**GIVEN EXERCISE**
Extract the lines of the material below, beginning with the first and ending with the line that holds "from matplotlib.patches import Rectangle". Skip every picture.

**DATA SEGMENT**
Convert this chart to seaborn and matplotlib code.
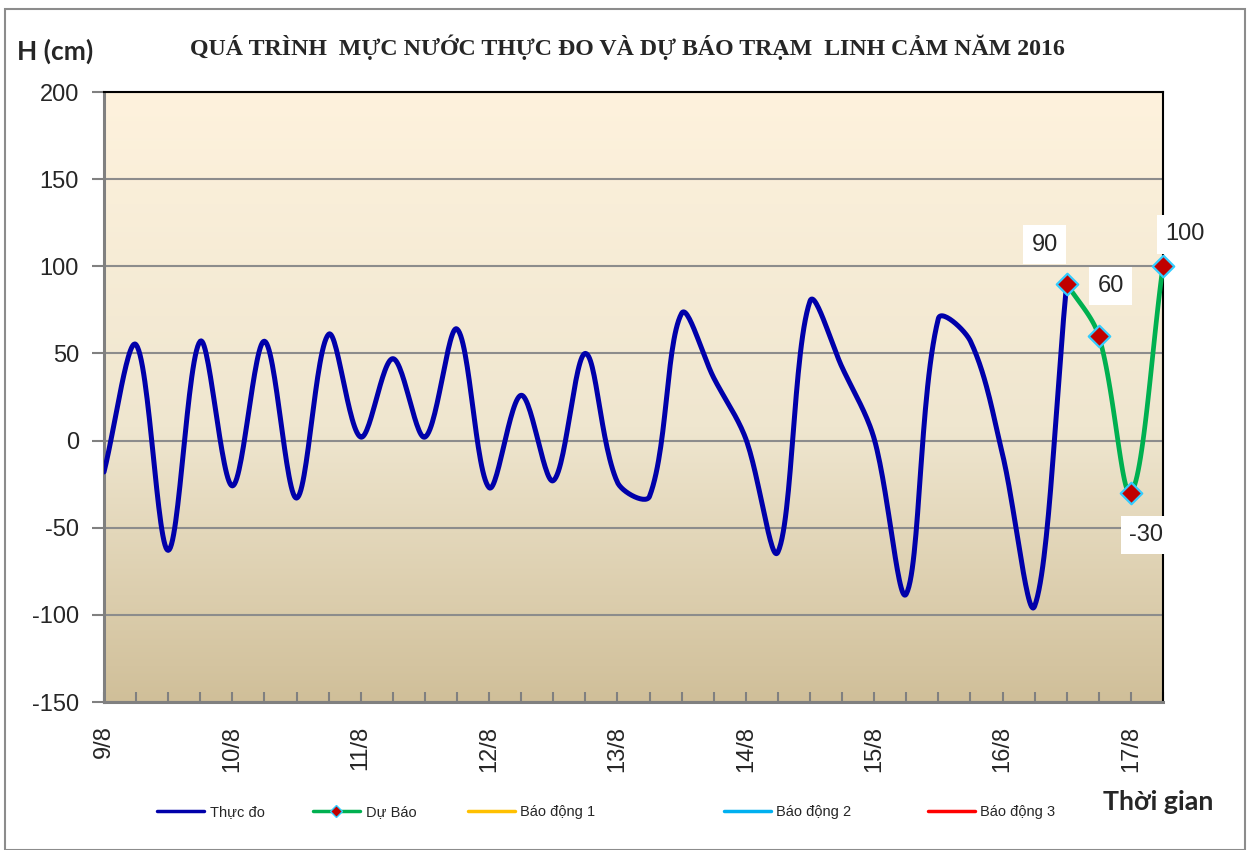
import numpy as np
import matplotlib
matplotlib.use("Agg")
import matplotlib.pyplot as plt
import seaborn as sns
from matplotlib.lines import Line2D
from matplotlib.colors import LinearSegmentedColormap
from matplotlib.patches import Rectangle

# data: 4 readings per day (every 6 h), 9/8 -> 17/8
day_labels = ['9/8', '10/8', '11/8', '12/8', '13/8', '14/8', '15/8', '16/8', '17/8']
steps_per_day = 4
observed = [-18, 55, -63, 57, -26, 57, -33, 61, 2, 47, 2, 64, -27, 26, -23, 50,
            -24, -32, 73, 36, 1, -64, 80, 42, 1, -88, 70, 57, -8, -95, 90]
forecast = [90, 60, -30, 100]
forecast_start = len(observed) - 1
legend_names = ['Thực đo', 'Dự Báo', 'Báo động 1', 'Báo động 2', 'Báo động 3']

sns.set_style("white")
plt.rcParams['font.family'] = ['Liberation Sans', 'DejaVu Sans']
plt.rcParams['axes.unicode_minus'] = False

W, H = 1253, 850
fig = plt.figure(figsize=(W / 100, H / 100), dpi=100)
ax = fig.add_axes([104 / W, 1 - 702 / H, (1163 - 104) / W, (702 - 92) / H])

# rough pixel size of one x step and one y unit, used so the smoothing
# behaves like excel's (which works in screen space)
PX_X, PX_Y = 32.1, 1.743


def smooth(xv, yv, n=30):
    # bezier smoothing, control arms weighted by neighbouring segment lengths
    p = np.column_stack([np.asarray(xv, float) * PX_X, np.asarray(yv, float) * PX_Y])
    m = len(p)
    arms_in = np.zeros_like(p)
    arms_out = np.zeros_like(p)
    for i in range(m):
        a = p[max(i - 1, 0)]
        b = p[min(i + 1, m - 1)]
        t = b - a
        d0 = np.hypot(*(p[i] - a))
        d1 = np.hypot(*(b - p[i]))
        if d0 + d1 == 0:
            continue
        arms_in[i] = -t * d0 / (d0 + d1) / 3
        arms_out[i] = t * d1 / (d0 + d1) / 3
    out = []
    tt = np.linspace(0, 1, n)[:, None]
    for i in range(m - 1):
        p1, p2 = p[i], p[i + 1]
        b1 = p1 + arms_out[i]
        b2 = p2 + arms_in[i + 1]
        seg = (1 - tt) ** 3 * p1 + 3 * (1 - tt) ** 2 * tt * b1 + 3 * (1 - tt) * tt ** 2 * b2 + tt ** 3 * p2
        out.append(seg if i == 0 else seg[1:])
    out = np.vstack(out)
    return out[:, 0] / PX_X, out[:, 1] / PX_Y


# background gradient
cmap = LinearSegmentedColormap.from_list('bg', [(0, '#D0BF99'), (0.45, '#EFE6CF'), (1, '#FEF2DD')])
ax.imshow(np.linspace(0, 1, 256)[:, None], extent=[0, 1, 0, 1], transform=ax.transAxes,
          cmap=cmap, origin='lower', aspect='auto', zorder=-2)

x_obs = np.arange(len(observed))
x_fc = np.arange(forecast_start, forecast_start + len(forecast))

sx, sy = smooth(x_obs, observed)
sns.lineplot(x=sx, y=sy, sort=False, estimator=None, color='#0000AA', lw=3.6, ax=ax, zorder=3)
fx, fy = smooth(x_fc, forecast)
sns.lineplot(x=fx, y=fy, sort=False, estimator=None, color='#00B050', lw=3.4, ax=ax, zorder=3,
             clip_on=False)
sns.scatterplot(x=x_fc, y=forecast, marker='D', s=120, color='#C00000', edgecolor='#33CCFF',
                linewidth=1.6, ax=ax, zorder=4, clip_on=False)

# data labels on forecast points
offsets = [(-22, 39), (12, 50), (15, -42), (22, 32)]
for xv, yv, off in zip(x_fc, forecast, offsets):
    ax.annotate(str(yv), (xv, yv), xytext=off, textcoords='offset pixels', ha='center', va='center',
                fontsize=17, bbox=dict(boxstyle='square,pad=0.35', fc='white', ec='none'), zorder=5)

n_pos = len(observed) + len(forecast) - 1
ax.set_xlim(0, n_pos - 1)
ax.set_ylim(-150, 200)
ax.set_yticks(np.arange(-150, 201, 50))
ax.set_xticks(np.arange(n_pos))
xlabels = [''] * n_pos
for k, lab in enumerate(day_labels):
    xlabels[k * steps_per_day] = lab
ax.set_xticklabels(xlabels, rotation=90)
ax.set_xlabel('')
ax.set_ylabel('')

ax.yaxis.grid(True, color='#8C8C8C', lw=1.5)
ax.xaxis.grid(False)
ax.set_axisbelow(True)
ax.tick_params(axis='y', direction='out', length=9, width=1.5, color='#808080', labelsize=17, pad=9,
               left=True)
ax.tick_params(axis='x', direction='in', length=7, width=1.5, color='#808080', labelsize=17, pad=17,
               bottom=True)
for side in ['left', 'bottom']:
    ax.spines[side].set_color('#808080')
    ax.spines[side].set_linewidth(2.2)
for side in ['top', 'right']:
    ax.spines[side].set_color('black')
    ax.spines[side].set_linewidth(1.5)
    ax.spines[side].set_visible(True)

# texts
fig.text(627 / W, 1 - 55 / H, 'QUÁ TRÌNH  MỰC NƯỚC THỰC ĐO VÀ DỰ BÁO TRẠM  LINH CẢM NĂM 2016',
         ha='center', va='baseline', fontsize=17.2, fontweight='bold',
         family=['Liberation Serif', 'DejaVu Serif'])
fig.text(17 / W, 1 - 60 / H, 'H (cm)', ha='left', va='baseline', fontsize=19, fontweight='bold',
         family=['Lato', 'DejaVu Sans'])
fig.text(1103 / W, 1 - 810 / H, 'Thời gian', ha='left', va='baseline', fontsize=19.3, fontweight='bold',
         family=['Lato', 'DejaVu Sans'])

# legend, one entry each, placed like the original
handles = [
    Line2D([], [], color='#0000AA', lw=2.5),
    Line2D([], [], color='#00B050', lw=2.5, marker='D', markersize=6, markerfacecolor='#C00000',
           markeredgecolor='#33CCFF'),
    Line2D([], [], color='#FFC000', lw=2.5),
    Line2D([], [], color='#00B0F0', lw=2.5),
    Line2D([], [], color='#FF0000', lw=2.5),
]
legend_x = [157, 313, 468, 724, 928]
for h, name, lx in zip(handles, legend_names, legend_x):
    fig.legend([h], [name], loc='center left', bbox_to_anchor=(lx / W, 1 - 812 / H), frameon=False,
               fontsize=10.5, handlelength=3.2, handletextpad=0.4, borderpad=0, borderaxespad=0)

# outer chart border
fig.patches.append(Rectangle((5 / W, 0), 1240 / W, 1 - 9 / H, transform=fig.transFigure,
                             fill=False, ec='#8C8C8C', lw=1.5))

fig.savefig('out.png', dpi=100)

**SOLUTION TO THIS TASK**
Convert this chart to seaborn and matplotlib code.
import numpy as np
import matplotlib
matplotlib.use("Agg")
import matplotlib.pyplot as plt
import seaborn as sns
from matplotlib.lines import Line2D
from matplotlib.colors import LinearSegmentedColormap
from matplotlib.patches import Rectangle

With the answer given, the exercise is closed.